Only the lines from the start of the data to the line containing "Chart.register(...registerables);", both included, should be output, exactly and without pictures.

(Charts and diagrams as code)
▼
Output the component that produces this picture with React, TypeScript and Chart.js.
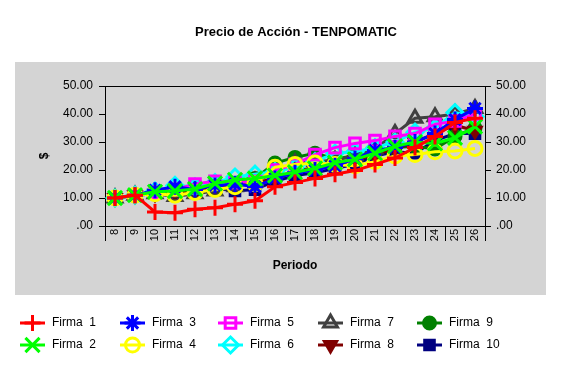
import React, { useEffect, useRef } from 'react';
import { Chart, registerables } from 'chart.js';

Chart.register(...registerables);

const periods = ['8', '9', '10', '11', '12', '13', '14', '15', '16', '17', '18', '19', '20', '21', '22', '23', '24', '25', '26'];

const firma1 = [10, 11, 5, 4.7, 6, 6.5, 7.8, 9, 14, 15.5, 17, 18.5, 19.8, 22, 24.3, 28, 32, 37, 38.5];
const firma2 = [10, 11, 12.2, 12.5, 13.2, 15.2, 16.5, 17, 18, 19.2, 20.6, 22.6, 23.8, 26, 28.5, 30, 29.5, 31.5, 35.5];
const firma3 = [10, 11, 12.8, 14, 13, 14.5, 15, 14, 17, 19, 20, 21.5, 24, 27, 28, 30, 33, 38, 42];
const firma4 = [10, 11, 11.5, 11, 12, 13, 14, 15, 21, 22, 22.5, 22, 21.5, 23, 25, 25.5, 26.5, 26.8, 27.7];
const firma5 = [10, 11, 12, 13, 15, 16, 15.5, 16, 20, 22, 25.5, 28, 29.5, 30.5, 32, 33, 36.3, 37.5, 40];
const firma6 = [10, 11, 12.5, 14.5, 14, 15.5, 17.5, 18.5, 19.5, 21, 23, 26, 26.5, 28, 30, 33.5, 35, 40.5, 39];
const firma7 = [10, 11, 11.5, 10.5, 11.5, 12.5, 14, 16, 19, 22.5, 23, 23.5, 25, 27.5, 33, 38.5, 39, 40, 42];
const firma8 = [10, 11, 11.5, 12, 12.5, 14, 15, 15.5, 17, 19.5, 21, 22, 23.5, 25.5, 27.5, 30, 33, 36, 34];
const firma9 = [10, 11, 12, 12.5, 13, 14, 15, 17, 22.5, 24.5, 26, 24, 25, 26, 28, 28.5, 27.5, 32, 35];
const firma10 = [10, 11, 11.5, 12, 14, 13.5, 12.5, 13, 16, 18, 19, 20.5, 22, 25, 26.5, 26, 30.5, 33, 33];

const seriesNames = ['Firma  1', 'Firma  2', 'Firma  3', 'Firma  4', 'Firma  5', 'Firma  6', 'Firma  7', 'Firma  8', 'Firma  9', 'Firma  10'];
const seriesData = [firma1, firma2, firma3, firma4, firma5, firma6, firma7, firma8, firma9, firma10];
const yTicks = [0, 10, 20, 30, 40, 50];

const FONT = 'Arial, "Liberation Sans", sans-serif';
const GRAY = '#d4d4d4';

type Sty = { color: string; shape: string; r: number; filled: boolean; rot: number; bw: number };
const styles: Sty[] = [
  { color: '#ff0000', shape: 'cross', r: 8, filled: false, rot: 0, bw: 3 },
  { color: '#00ff00', shape: 'crossRot', r: 10, filled: false, rot: 0, bw: 3 },
  { color: '#0000ff', shape: 'star', r: 8, filled: false, rot: 0, bw: 3 },
  { color: '#ffff00', shape: 'circle', r: 7, filled: false, rot: 0, bw: 3 },
  { color: '#ff00ff', shape: 'rect', r: 7.5, filled: false, rot: 0, bw: 3 },
  { color: '#00ffff', shape: 'rectRot', r: 8, filled: false, rot: 0, bw: 3 },
  { color: '#404040', shape: 'triangle', r: 8, filled: false, rot: 0, bw: 3 },
  { color: '#800000', shape: 'triangle', r: 8, filled: true, rot: 180, bw: 2 },
  { color: '#008000', shape: 'circle', r: 6.5, filled: true, rot: 0, bw: 2 },
  { color: '#000080', shape: 'rect', r: 7.5, filled: true, rot: 0, bw: 2 },
];

function drawMarker(ctx: CanvasRenderingContext2D, s: Sty, x: number, y: number) {
  const r = s.r;
  ctx.save();
  ctx.strokeStyle = s.color;
  ctx.fillStyle = s.color;
  ctx.lineWidth = s.bw;
  ctx.beginPath();
  if (s.shape === 'cross') {
    ctx.moveTo(x - r, y); ctx.lineTo(x + r, y);
    ctx.moveTo(x, y - r); ctx.lineTo(x, y + r);
    ctx.stroke();
  } else if (s.shape === 'crossRot') {
    const d = r * Math.SQRT1_2;
    ctx.moveTo(x - d, y - d); ctx.lineTo(x + d, y + d);
    ctx.moveTo(x - d, y + d); ctx.lineTo(x + d, y - d);
    ctx.stroke();
  } else if (s.shape === 'star') {
    const d = r * Math.SQRT1_2;
    ctx.moveTo(x - r, y); ctx.lineTo(x + r, y);
    ctx.moveTo(x, y - r); ctx.lineTo(x, y + r);
    ctx.moveTo(x - d, y - d); ctx.lineTo(x + d, y + d);
    ctx.moveTo(x - d, y + d); ctx.lineTo(x + d, y - d);
    ctx.stroke();
  } else if (s.shape === 'circle') {
    ctx.arc(x, y, r, 0, Math.PI * 2);
    if (s.filled) ctx.fill();
    ctx.stroke();
  } else if (s.shape === 'rect') {
    const h = r * Math.SQRT1_2;
    ctx.rect(x - h, y - h, 2 * h, 2 * h);
    if (s.filled) ctx.fill();
    ctx.stroke();
  } else if (s.shape === 'rectRot') {
    ctx.moveTo(x, y - r); ctx.lineTo(x + r, y); ctx.lineTo(x, y + r); ctx.lineTo(x - r, y); ctx.closePath();
    if (s.filled) ctx.fill();
    ctx.stroke();
  } else if (s.shape === 'triangle') {
    const sign = s.rot === 180 ? -1 : 1;
    const a = -Math.PI / 2;
    for (let k = 0; k < 3; k++) {
      const ang = a + (k * 2 * Math.PI) / 3;
      const px = x + Math.cos(ang) * r;
      const py = y + sign * Math.sin(ang) * r;
      if (k === 0) ctx.moveTo(px, py); else ctx.lineTo(px, py);
    }
    ctx.closePath();
    if (s.filled) ctx.fill();
    ctx.stroke();
  }
  ctx.restore();
}

const legendCols = [20, 120, 218, 318, 417];
const legendRows = [323, 345];

const bgPlugin = {
  id: 'bgPlugin',
  beforeDraw(chart: any) {
    const ctx = chart.ctx as CanvasRenderingContext2D;
    ctx.save();
    ctx.fillStyle = '#ffffff';
    ctx.fillRect(0, 0, chart.width, chart.height);
    ctx.fillStyle = GRAY;
    ctx.fillRect(15, 62, 531, 233);
    ctx.restore();
  },
  beforeDatasetsDraw(chart: any) {
    const ctx = chart.ctx as CanvasRenderingContext2D;
    const a = chart.chartArea;
    ctx.save();
    ctx.strokeStyle = '#000';
    ctx.lineWidth = 1;
    ctx.beginPath();
    ctx.moveTo(a.left, Math.round(a.top) + 0.5);
    ctx.lineTo(a.right, Math.round(a.top) + 0.5);
    ctx.stroke();
    ctx.restore();
  },
  afterDraw(chart: any) {
    const ctx = chart.ctx as CanvasRenderingContext2D;
    ctx.save();
    seriesNames.forEach((name, i) => {
      const s = styles[i];
      const x0 = legendCols[Math.floor(i / 2)];
      const y0 = legendRows[i % 2];
      ctx.strokeStyle = s.color;
      ctx.lineWidth = 3;
      ctx.beginPath();
      ctx.moveTo(x0, y0);
      ctx.lineTo(x0 + 25, y0);
      ctx.stroke();
      drawMarker(ctx, s, x0 + 12.5, y0);
      ctx.fillStyle = '#000';
      ctx.font = '12px ' + FONT;
      ctx.textBaseline = 'middle';
      ctx.textAlign = 'left';
      ctx.fillText(name, x0 + 32, y0);
    });
    ctx.restore();
  },
};

export default function App() {
  const ref = useRef<HTMLCanvasElement | null>(null);
  useEffect(() => {
    if (!ref.current) return;
    const datasets = seriesNames.map((name, i) => {
      const s = styles[i];
      return {
        label: name,
        data: seriesData[i],
        borderColor: s.color,
        backgroundColor: s.color,
        borderWidth: 3,
        tension: 0,
        pointStyle: s.shape,
        pointRadius: s.r,
        pointBorderWidth: s.bw,
        pointBorderColor: s.color,
        pointBackgroundColor: s.filled ? s.color : 'rgba(0,0,0,0)',
        pointRotation: s.rot,
        yAxisID: 'y',
      };
    });
    const tickFmt = (v: any) => (Number(v) === 0 ? '.00' : Number(v).toFixed(2));
    const chart = new Chart(ref.current, {
      type: 'line',
      data: { labels: periods, datasets: datasets as any },
      plugins: [bgPlugin],
      options: {
        responsive: false,
        animation: false,
        devicePixelRatio: 1,
        layout: { padding: { left: 30, right: 0, top: 0, bottom: 86 } },
        plugins: {
          legend: { display: false },
          tooltip: { enabled: false },
          title: {
            display: true,
            text: 'Precio de Acción - TENPOMATIC',
            color: '#000',
            font: { family: FONT, size: 13, weight: 'bold', lineHeight: 1.2 },
            padding: { top: 25, bottom: 45.4 },
          },
        },
        scales: {
          x: {
            type: 'category',
            position: 'bottom',
            offset: true,
            grid: { display: true, drawOnChartArea: false, drawTicks: true, tickLength: 15, color: '#000', offset: true, lineWidth: 1 },
            border: { display: true, color: '#000', width: 1 },
            ticks: { minRotation: 90, maxRotation: 90, autoSkip: false, padding: -12, color: '#000', font: { family: FONT, size: 11 } },
            title: { display: true, text: 'Periodo', color: '#000', font: { family: FONT, size: 12, weight: 'bold', lineHeight: 1.2 }, padding: { top: 0, bottom: 13 } },
            afterFit: (s: any) => { s.height = 60; },
          },
          y: {
            type: 'linear',
            position: 'left',
            min: 0,
            max: 50,
            afterBuildTicks: (s: any) => { s.ticks = yTicks.map((v) => ({ value: v })); },
            grid: { drawOnChartArea: false, drawTicks: true, tickLength: 6, color: '#000' },
            border: { display: true, color: '#000', width: 1 },
            ticks: { padding: 6, color: '#000', font: { family: FONT, size: 12 }, callback: tickFmt },
            title: { display: true, text: '$', color: '#000', font: { family: FONT, size: 12, weight: 'bold', lineHeight: 1.2 }, padding: { top: 7, bottom: 0 } },
            afterFit: (s: any) => { s.width = 75; },
          },
          y2: {
            type: 'linear',
            position: 'right',
            min: 0,
            max: 50,
            afterBuildTicks: (s: any) => { s.ticks = yTicks.map((v) => ({ value: v })); },
            grid: { drawOnChartArea: false, drawTicks: true, tickLength: 6, color: '#000' },
            border: { display: true, color: '#000', width: 1 },
            ticks: { padding: 5, color: '#000', font: { family: FONT, size: 12 }, callback: tickFmt },
            afterFit: (s: any) => { s.width = 77; },
          },
        },
      } as any,
    });
    return () => chart.destroy();
  }, []);
  return (
    <div style={{ position: 'fixed', left: 0, top: 0, width: 562, height: 372 }}>
      <canvas ref={ref} width={562} height={372} style={{ display: 'block', width: 562, height: 372 }} />
    </div>
  );
}
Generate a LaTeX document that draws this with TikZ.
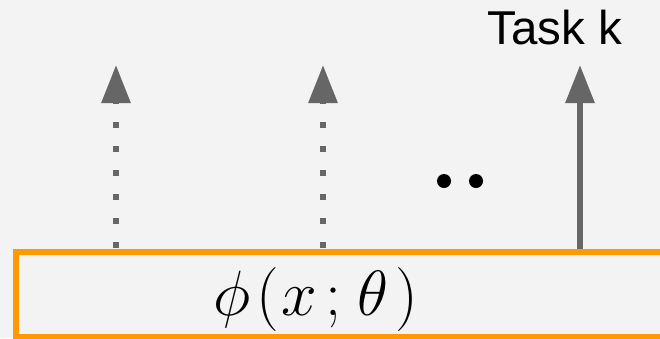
\RequirePackage{fix-cm}
\documentclass[tikz,border=0pt]{standalone}
\usepackage{fontspec}
\newfontfamily\arialfont{Liberation Sans}
\usetikzlibrary{arrows.meta}
\definecolor{bgc}{HTML}{F3F3F3}
\definecolor{arrowc}{HTML}{666666}
\definecolor{orangec}{HTML}{FF9900}
\tikzset{
  uparrow/.style={draw=arrowc, line width=6pt, -{Triangle[width=28pt,length=38pt]}},
  dottedarrow/.style={uparrow, dash pattern=on 6pt off 18pt, dash phase=20pt},
  framebox/.style={draw=orangec, line width=6pt, inner sep=0pt, outer sep=0pt},
  bigdot/.style={circle, fill=black, inner sep=0pt, minimum size=14pt},
}
\begin{document}
\begin{tikzpicture}[x=1pt,y=-1pt]
  \fill[bgc] (0,0) rectangle (660,338);
  \clip (0,0) rectangle (660,338);
  % frame (extends past right edge)
  \node[framebox, minimum width=684pt, minimum height=85pt] (enc) at (358,294.5) {};
  % arrow tips
  \coordinate (t1) at (116,65);
  \coordinate (t2) at (323,65);
  \coordinate (t3) at (580,65);
  \draw[dottedarrow] (enc.north -| t1) -- (t1);
  \draw[dottedarrow] (enc.north -| t2) -- (t2);
  \draw[uparrow] (enc.north -| t3) -- (t3);
  % redraw frame on top
  \node[framebox, minimum width=684pt, minimum height=85pt] at (358,294.5) {};
  \node[inner sep=0pt, anchor=base west] (phi) at (213,315)
    {\fontsize{64}{72}\selectfont$\phi\kern6pt(\kern3pt x\kern8pt;\kern5pt\theta\kern7pt)$};
  \node[bigdot] (d1) at (444,181) {};
  \node[bigdot] (d2) at (476,181) {};
  \node[inner sep=0pt, anchor=base west] (task) at (487,44) {\arialfont\fontsize{47.5}{56}\selectfont Task k};
\end{tikzpicture}
\end{document}
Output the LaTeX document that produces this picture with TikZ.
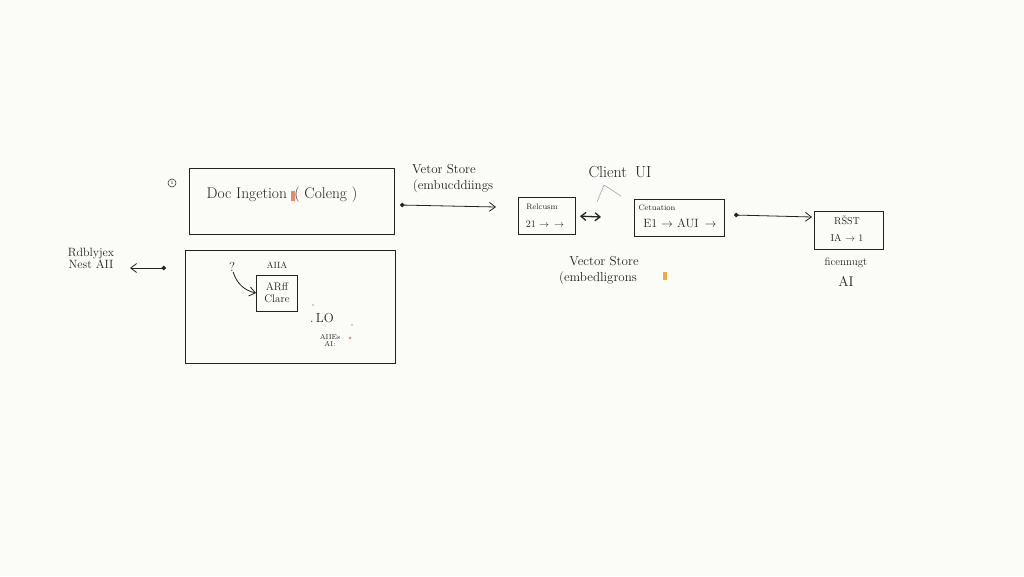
\documentclass[tikz,border=0pt]{standalone}
\usepackage{amsmath}
\usepackage{amssymb}
\usetikzlibrary{arrows.meta}

\definecolor{paper}{HTML}{FBFBF8}
\definecolor{ink}{HTML}{222222}
\definecolor{pale}{HTML}{9AA6B8}
\definecolor{salmon}{HTML}{E08A70}
\definecolor{ochre}{HTML}{E8B040}

\begin{document}
\begin{tikzpicture}[x=1pt, y=-1pt, line width=0.8pt, draw=ink, text=ink,
  box node/.style={rectangle, draw=ink, line width=0.9pt, inner sep=0pt},
  note node/.style={align=center, inner sep=0pt, font=\fontsize{#1}{#1}\selectfont},
  note node/.default=10,
  tip/.style={-{Straight Barb[length=6pt,width=9pt]}},
  dottip/.style={{Circle[length=4.5pt]}-{Straight Barb[length=6pt,width=9pt]}}]
  \fill[paper] (0,0) rectangle (1024,576);

  % ingestion side
  \node[box node, minimum width=205pt, minimum height=66pt] (ingest) at (292,201) {};
  \node[note node=15.5] (ingestlbl) at (282,195) {Doc Ingetion \,( Coleng )};
  \node[draw=ink, circle, inner sep=0pt, minimum size=8pt, line width=0.5pt, font=\fontsize{5}{5}\selectfont] (num) at (172,183) {1};
  \fill[salmon] (291,191) rectangle (295,201);

  \node[box node, minimum width=210pt, minimum height=113pt] (api) at (290,307) {};
  \node[note node=9] (aiia) at (277,265) {AIIA};
  \node[box node, minimum width=41pt, minimum height=36pt, note node=11] (arff) at (277,293) {ARff\\[1pt]Clare};
  \node[note node=13] (qmark) at (232,267) {?};
  \node[note node=13] (lo) at (322,318) {.\,LO};
  \node[note node=7] (aies) at (330,340) {AIIEs\\AI:};
  \fill[pale] (313,305) circle (0.9pt);
  \fill[pale] (352,325) circle (0.9pt);
  \fill[salmon] (350,338) circle (1.4pt);

  \node[note node=12] (nest) at (91,258) {Rdblyjex\\Nest AII};
  \coordinate (nestdot) at (166,268);
  \coordinate (nestend) at (130,268);

  % store and client side
  \coordinate (ingdot) at (400,205);
  \coordinate (ingend) at (496,207);
  \node[note node=13] (vstore) at (444,169) {Vetor Store};
  \node[note node=13] (vemb) at (453,186) {(embucddiings};

  \node[note node=16] (client) at (620,172) {Client\enspace UI};
  \coordinate (capl) at (597,202);
  \coordinate (capt) at (604,185);
  \coordinate (capr) at (621,196);

  \node[box node, minimum width=57pt, minimum height=37pt] (ret) at (547,216) {};
  \node[note node=8] (retlbl) at (542,207) {Relcusm};
  \node[note node=10] (retflow) at (545,224) {21 $\rightarrow$ \,$\rightarrow$};
  \coordinate (dblend) at (601,217);

  \node[box node, minimum width=90pt, minimum height=37pt] (gen) at (679,218) {};
  \node[note node=8] (genlbl) at (657,208) {Cetuation};
  \node[note node=12] (genflow) at (680,223) {E1 $\rightarrow$ AUI \,$\rightarrow$};
  \coordinate (gendot) at (734,215);
  \coordinate (restend) at (812,217);

  \node[box node, minimum width=69pt, minimum height=38pt] (rest) at (849,230) {};
  \node[note node=10] (restlbl) at (847,220) {RŠST};
  \node[note node=10] (restflow) at (847,238) {IA $\rightarrow$ 1};
  \node[note node=11] (restsub) at (846,263) {ficennugt};
  \node[note node=14] (restai) at (846,281) {AI};

  \node[note node=13] (vstore2) at (604,261) {Vector Store};
  \node[note node=13] (vemb2) at (598,278) {(embedligrons};
  \fill[ochre] (663,272) rectangle (667,280);

\draw[pale, line width=0.6pt] (capl) -- (capt) -- (capr);
\path (qmark) edge[tip, bend right=30] (arff.west)
(nestdot) edge[dottip] (nestend)
(ingdot) edge[dottip] (ingend)
(gendot) edge[dottip] (restend)
(ret.east) edge[{Straight Barb[length=5pt,width=8pt]}-{Straight Barb[length=5pt,width=8pt]}, line width=1.3pt, shorten <=4pt] (dblend);
\end{tikzpicture}
\end{document}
▲
:: Correct output ::
Output the component that produces this picture with React, TypeScript and Chart.js.
import React, { useEffect, useRef } from 'react';
import { Chart, registerables } from 'chart.js';

Chart.register(...registerables);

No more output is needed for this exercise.